## Task objective
Pictures stay out of the copy; restate everything else in the material exactly.

## Source data
━━━━━━

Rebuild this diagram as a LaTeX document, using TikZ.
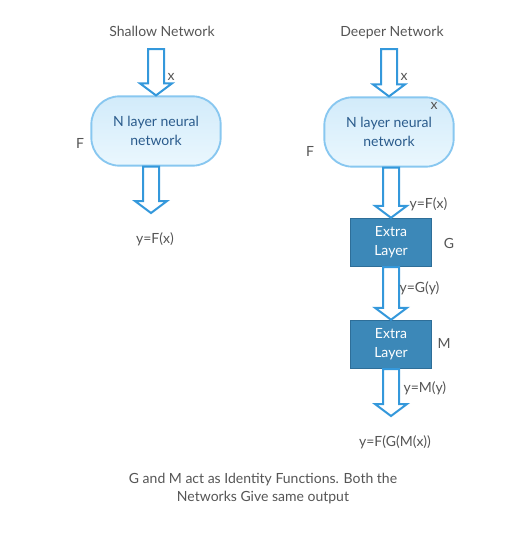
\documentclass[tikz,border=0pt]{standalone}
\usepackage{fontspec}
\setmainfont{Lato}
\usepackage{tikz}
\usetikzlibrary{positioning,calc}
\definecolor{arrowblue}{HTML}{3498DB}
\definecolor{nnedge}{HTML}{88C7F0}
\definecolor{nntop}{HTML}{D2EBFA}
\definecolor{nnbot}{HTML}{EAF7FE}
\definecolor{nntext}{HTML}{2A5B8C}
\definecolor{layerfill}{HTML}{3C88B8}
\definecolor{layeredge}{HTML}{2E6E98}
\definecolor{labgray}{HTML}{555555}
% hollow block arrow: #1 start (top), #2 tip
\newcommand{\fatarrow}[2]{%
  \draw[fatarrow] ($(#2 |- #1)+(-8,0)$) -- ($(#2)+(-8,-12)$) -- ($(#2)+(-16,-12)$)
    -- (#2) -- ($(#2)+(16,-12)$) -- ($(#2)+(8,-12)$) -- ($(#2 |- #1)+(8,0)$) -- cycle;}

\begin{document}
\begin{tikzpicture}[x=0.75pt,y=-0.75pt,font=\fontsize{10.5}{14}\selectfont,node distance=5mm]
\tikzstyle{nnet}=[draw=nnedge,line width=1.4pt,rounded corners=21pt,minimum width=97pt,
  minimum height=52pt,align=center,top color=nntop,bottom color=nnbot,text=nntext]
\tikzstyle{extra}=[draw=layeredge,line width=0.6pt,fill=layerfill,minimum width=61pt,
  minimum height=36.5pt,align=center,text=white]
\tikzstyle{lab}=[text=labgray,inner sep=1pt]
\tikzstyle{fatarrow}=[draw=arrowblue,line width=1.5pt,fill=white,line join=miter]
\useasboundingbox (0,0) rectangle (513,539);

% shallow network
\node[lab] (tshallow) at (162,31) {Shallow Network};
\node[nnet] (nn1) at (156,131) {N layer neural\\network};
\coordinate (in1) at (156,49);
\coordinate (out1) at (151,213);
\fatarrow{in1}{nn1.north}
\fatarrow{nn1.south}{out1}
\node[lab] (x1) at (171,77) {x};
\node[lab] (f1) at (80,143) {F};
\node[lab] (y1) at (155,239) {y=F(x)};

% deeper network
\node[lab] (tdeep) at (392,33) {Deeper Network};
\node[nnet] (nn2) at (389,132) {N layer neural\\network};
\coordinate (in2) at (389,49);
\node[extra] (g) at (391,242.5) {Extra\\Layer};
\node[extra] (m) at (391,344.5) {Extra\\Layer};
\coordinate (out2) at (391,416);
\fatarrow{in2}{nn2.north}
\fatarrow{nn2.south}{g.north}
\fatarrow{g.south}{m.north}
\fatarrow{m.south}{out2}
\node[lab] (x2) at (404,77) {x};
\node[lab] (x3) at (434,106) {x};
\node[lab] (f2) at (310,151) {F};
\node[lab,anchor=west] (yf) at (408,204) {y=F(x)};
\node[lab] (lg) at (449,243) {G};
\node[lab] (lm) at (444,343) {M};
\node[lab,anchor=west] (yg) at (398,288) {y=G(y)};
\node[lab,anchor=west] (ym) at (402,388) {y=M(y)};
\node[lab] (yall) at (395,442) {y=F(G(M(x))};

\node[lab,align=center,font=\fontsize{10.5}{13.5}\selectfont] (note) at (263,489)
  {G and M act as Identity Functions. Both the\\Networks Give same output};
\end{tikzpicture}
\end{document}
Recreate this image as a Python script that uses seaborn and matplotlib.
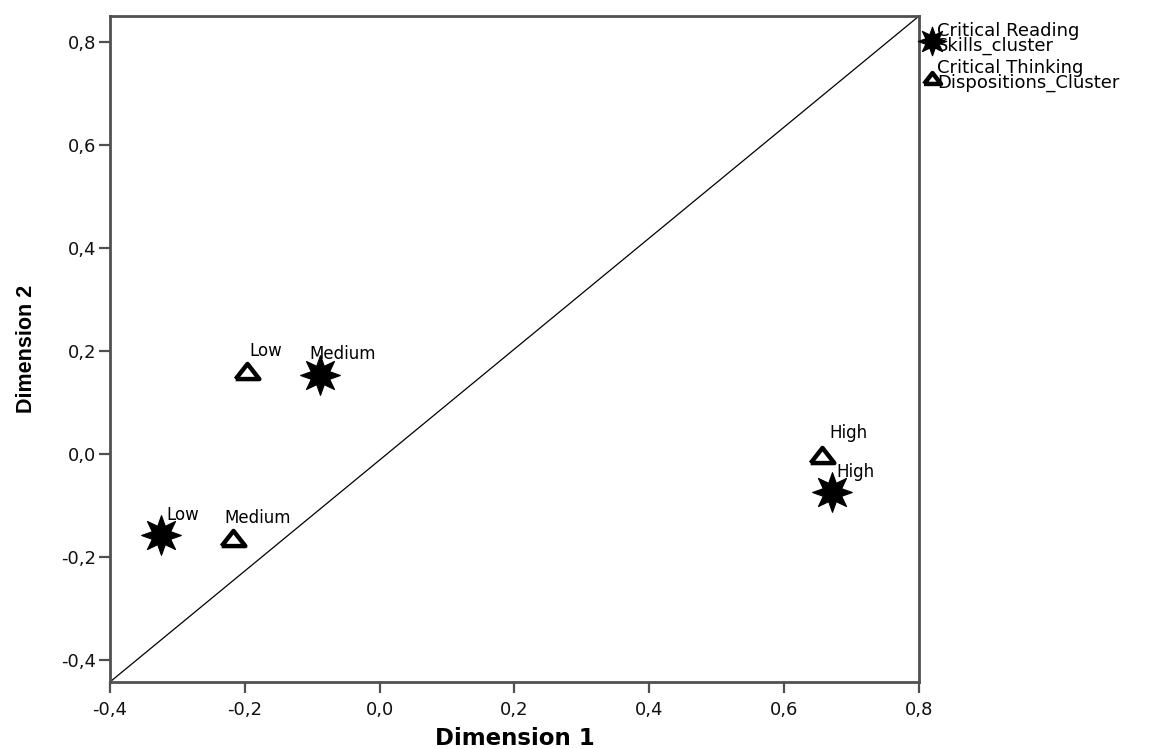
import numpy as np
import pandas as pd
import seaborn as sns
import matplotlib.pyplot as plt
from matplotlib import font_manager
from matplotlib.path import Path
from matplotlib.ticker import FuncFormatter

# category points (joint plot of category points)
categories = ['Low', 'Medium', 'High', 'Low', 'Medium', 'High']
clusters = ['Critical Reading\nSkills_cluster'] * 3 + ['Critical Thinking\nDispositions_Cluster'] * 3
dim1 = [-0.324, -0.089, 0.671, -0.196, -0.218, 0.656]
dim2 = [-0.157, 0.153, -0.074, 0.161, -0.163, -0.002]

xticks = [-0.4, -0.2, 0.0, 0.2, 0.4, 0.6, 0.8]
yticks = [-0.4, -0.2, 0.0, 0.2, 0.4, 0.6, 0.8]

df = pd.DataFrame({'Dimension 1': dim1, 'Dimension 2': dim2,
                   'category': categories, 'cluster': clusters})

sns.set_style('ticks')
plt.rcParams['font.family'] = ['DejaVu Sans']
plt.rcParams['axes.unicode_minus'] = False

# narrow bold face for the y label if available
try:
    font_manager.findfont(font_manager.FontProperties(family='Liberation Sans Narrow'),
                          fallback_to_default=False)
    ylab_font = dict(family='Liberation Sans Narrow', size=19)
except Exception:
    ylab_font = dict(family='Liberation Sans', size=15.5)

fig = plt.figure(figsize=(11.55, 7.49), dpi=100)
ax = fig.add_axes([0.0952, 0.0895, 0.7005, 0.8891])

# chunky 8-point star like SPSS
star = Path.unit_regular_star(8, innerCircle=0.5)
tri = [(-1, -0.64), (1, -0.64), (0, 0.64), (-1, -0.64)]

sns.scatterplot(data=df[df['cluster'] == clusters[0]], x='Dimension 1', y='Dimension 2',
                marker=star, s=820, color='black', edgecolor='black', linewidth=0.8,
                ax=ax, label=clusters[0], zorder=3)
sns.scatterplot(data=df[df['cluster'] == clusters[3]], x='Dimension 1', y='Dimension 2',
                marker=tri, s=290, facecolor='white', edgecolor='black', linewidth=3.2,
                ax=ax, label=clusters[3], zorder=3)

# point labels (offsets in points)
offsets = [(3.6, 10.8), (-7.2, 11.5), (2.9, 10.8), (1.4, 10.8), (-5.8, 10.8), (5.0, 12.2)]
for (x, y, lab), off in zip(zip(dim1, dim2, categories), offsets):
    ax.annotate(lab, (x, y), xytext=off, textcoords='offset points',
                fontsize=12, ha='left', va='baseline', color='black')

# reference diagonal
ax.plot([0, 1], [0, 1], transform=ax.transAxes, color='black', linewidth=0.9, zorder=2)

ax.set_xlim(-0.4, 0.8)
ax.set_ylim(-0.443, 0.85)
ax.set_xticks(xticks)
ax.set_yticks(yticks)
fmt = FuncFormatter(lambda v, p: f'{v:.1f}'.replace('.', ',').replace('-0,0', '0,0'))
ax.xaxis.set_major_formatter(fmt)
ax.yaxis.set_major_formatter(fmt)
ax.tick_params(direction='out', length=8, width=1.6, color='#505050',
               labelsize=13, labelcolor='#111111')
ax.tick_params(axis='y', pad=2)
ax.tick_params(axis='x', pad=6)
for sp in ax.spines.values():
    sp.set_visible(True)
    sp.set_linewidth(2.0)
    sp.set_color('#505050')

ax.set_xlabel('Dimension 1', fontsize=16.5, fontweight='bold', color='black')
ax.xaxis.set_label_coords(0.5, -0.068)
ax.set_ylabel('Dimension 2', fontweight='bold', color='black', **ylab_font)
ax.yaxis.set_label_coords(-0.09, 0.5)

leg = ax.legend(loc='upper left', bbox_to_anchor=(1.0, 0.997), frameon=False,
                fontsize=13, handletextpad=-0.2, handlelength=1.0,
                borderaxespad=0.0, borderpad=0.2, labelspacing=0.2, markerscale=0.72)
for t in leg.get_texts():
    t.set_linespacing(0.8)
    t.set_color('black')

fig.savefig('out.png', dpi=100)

━━━━━━

## Solution to this task
Rebuild this diagram as a LaTeX document, using TikZ.
\documentclass[tikz,border=0pt]{standalone}
\usepackage{fontspec}
\setmainfont{Lato}
\usepackage{tikz}
\usetikzlibrary{positioning,calc}
\definecolor{arrowblue}{HTML}{3498DB}
\definecolor{nnedge}{HTML}{88C7F0}
\definecolor{nntop}{HTML}{D2EBFA}
\definecolor{nnbot}{HTML}{EAF7FE}
\definecolor{nntext}{HTML}{2A5B8C}
\definecolor{layerfill}{HTML}{3C88B8}
\definecolor{layeredge}{HTML}{2E6E98}
\definecolor{labgray}{HTML}{555555}
% hollow block arrow: #1 start (top), #2 tip
\newcommand{\fatarrow}[2]{%
  \draw[fatarrow] ($(#2 |- #1)+(-8,0)$) -- ($(#2)+(-8,-12)$) -- ($(#2)+(-16,-12)$)
    -- (#2) -- ($(#2)+(16,-12)$) -- ($(#2)+(8,-12)$) -- ($(#2 |- #1)+(8,0)$) -- cycle;}

\begin{document}
\begin{tikzpicture}[x=0.75pt,y=-0.75pt,font=\fontsize{10.5}{14}\selectfont,node distance=5mm]
\tikzstyle{nnet}=[draw=nnedge,line width=1.4pt,rounded corners=21pt,minimum width=97pt,
  minimum height=52pt,align=center,top color=nntop,bottom color=nnbot,text=nntext]
\tikzstyle{extra}=[draw=layeredge,line width=0.6pt,fill=layerfill,minimum width=61pt,
  minimum height=36.5pt,align=center,text=white]
\tikzstyle{lab}=[text=labgray,inner sep=1pt]
\tikzstyle{fatarrow}=[draw=arrowblue,line width=1.5pt,fill=white,line join=miter]
\useasboundingbox (0,0) rectangle (513,539);

% shallow network
\node[lab] (tshallow) at (162,31) {Shallow Network};
\node[nnet] (nn1) at (156,131) {N layer neural\\network};
\coordinate (in1) at (156,49);
\coordinate (out1) at (151,213);
\fatarrow{in1}{nn1.north}
\fatarrow{nn1.south}{out1}
\node[lab] (x1) at (171,77) {x};
\node[lab] (f1) at (80,143) {F};
\node[lab] (y1) at (155,239) {y=F(x)};

% deeper network
\node[lab] (tdeep) at (392,33) {Deeper Network};
\node[nnet] (nn2) at (389,132) {N layer neural\\network};
\coordinate (in2) at (389,49);
\node[extra] (g) at (391,242.5) {Extra\\Layer};
\node[extra] (m) at (391,344.5) {Extra\\Layer};
\coordinate (out2) at (391,416);
\fatarrow{in2}{nn2.north}
\fatarrow{nn2.south}{g.north}
\fatarrow{g.south}{m.north}
\fatarrow{m.south}{out2}
\node[lab] (x2) at (404,77) {x};
\node[lab] (x3) at (434,106) {x};
\node[lab] (f2) at (310,151) {F};
\node[lab,anchor=west] (yf) at (408,204) {y=F(x)};
\node[lab] (lg) at (449,243) {G};
\node[lab] (lm) at (444,343) {M};
\node[lab,anchor=west] (yg) at (398,288) {y=G(y)};
\node[lab,anchor=west] (ym) at (402,388) {y=M(y)};
\node[lab] (yall) at (395,442) {y=F(G(M(x))};

\node[lab,align=center,font=\fontsize{10.5}{13.5}\selectfont] (note) at (263,489)
  {G and M act as Identity Functions. Both the\\Networks Give same output};
\end{tikzpicture}
\end{document}
Recreate this image as a Python script that uses seaborn and matplotlib.
import numpy as np
import pandas as pd
import seaborn as sns
import matplotlib.pyplot as plt
from matplotlib import font_manager
from matplotlib.path import Path
from matplotlib.ticker import FuncFormatter

# category points (joint plot of category points)
categories = ['Low', 'Medium', 'High', 'Low', 'Medium', 'High']
clusters = ['Critical Reading\nSkills_cluster'] * 3 + ['Critical Thinking\nDispositions_Cluster'] * 3
dim1 = [-0.324, -0.089, 0.671, -0.196, -0.218, 0.656]
dim2 = [-0.157, 0.153, -0.074, 0.161, -0.163, -0.002]

xticks = [-0.4, -0.2, 0.0, 0.2, 0.4, 0.6, 0.8]
yticks = [-0.4, -0.2, 0.0, 0.2, 0.4, 0.6, 0.8]

df = pd.DataFrame({'Dimension 1': dim1, 'Dimension 2': dim2,
                   'category': categories, 'cluster': clusters})

sns.set_style('ticks')
plt.rcParams['font.family'] = ['DejaVu Sans']
plt.rcParams['axes.unicode_minus'] = False

# narrow bold face for the y label if available
try:
    font_manager.findfont(font_manager.FontProperties(family='Liberation Sans Narrow'),
                          fallback_to_default=False)
    ylab_font = dict(family='Liberation Sans Narrow', size=19)
except Exception:
    ylab_font = dict(family='Liberation Sans', size=15.5)

fig = plt.figure(figsize=(11.55, 7.49), dpi=100)
ax = fig.add_axes([0.0952, 0.0895, 0.7005, 0.8891])

# chunky 8-point star like SPSS
star = Path.unit_regular_star(8, innerCircle=0.5)
tri = [(-1, -0.64), (1, -0.64), (0, 0.64), (-1, -0.64)]

sns.scatterplot(data=df[df['cluster'] == clusters[0]], x='Dimension 1', y='Dimension 2',
                marker=star, s=820, color='black', edgecolor='black', linewidth=0.8,
                ax=ax, label=clusters[0], zorder=3)
sns.scatterplot(data=df[df['cluster'] == clusters[3]], x='Dimension 1', y='Dimension 2',
                marker=tri, s=290, facecolor='white', edgecolor='black', linewidth=3.2,
                ax=ax, label=clusters[3], zorder=3)

# point labels (offsets in points)
offsets = [(3.6, 10.8), (-7.2, 11.5), (2.9, 10.8), (1.4, 10.8), (-5.8, 10.8), (5.0, 12.2)]
for (x, y, lab), off in zip(zip(dim1, dim2, categories), offsets):
    ax.annotate(lab, (x, y), xytext=off, textcoords='offset points',
                fontsize=12, ha='left', va='baseline', color='black')

# reference diagonal
ax.plot([0, 1], [0, 1], transform=ax.transAxes, color='black', linewidth=0.9, zorder=2)

ax.set_xlim(-0.4, 0.8)
ax.set_ylim(-0.443, 0.85)
ax.set_xticks(xticks)
ax.set_yticks(yticks)
fmt = FuncFormatter(lambda v, p: f'{v:.1f}'.replace('.', ',').replace('-0,0', '0,0'))
ax.xaxis.set_major_formatter(fmt)
ax.yaxis.set_major_formatter(fmt)
ax.tick_params(direction='out', length=8, width=1.6, color='#505050',
               labelsize=13, labelcolor='#111111')
ax.tick_params(axis='y', pad=2)
ax.tick_params(axis='x', pad=6)
for sp in ax.spines.values():
    sp.set_visible(True)
    sp.set_linewidth(2.0)
    sp.set_color('#505050')

ax.set_xlabel('Dimension 1', fontsize=16.5, fontweight='bold', color='black')
ax.xaxis.set_label_coords(0.5, -0.068)
ax.set_ylabel('Dimension 2', fontweight='bold', color='black', **ylab_font)
ax.yaxis.set_label_coords(-0.09, 0.5)

leg = ax.legend(loc='upper left', bbox_to_anchor=(1.0, 0.997), frameon=False,
                fontsize=13, handletextpad=-0.2, handlelength=1.0,
                borderaxespad=0.0, borderpad=0.2, labelspacing=0.2, markerscale=0.72)
for t in leg.get_texts():
    t.set_linespacing(0.8)
    t.set_color('black')

fig.savefig('out.png', dpi=100)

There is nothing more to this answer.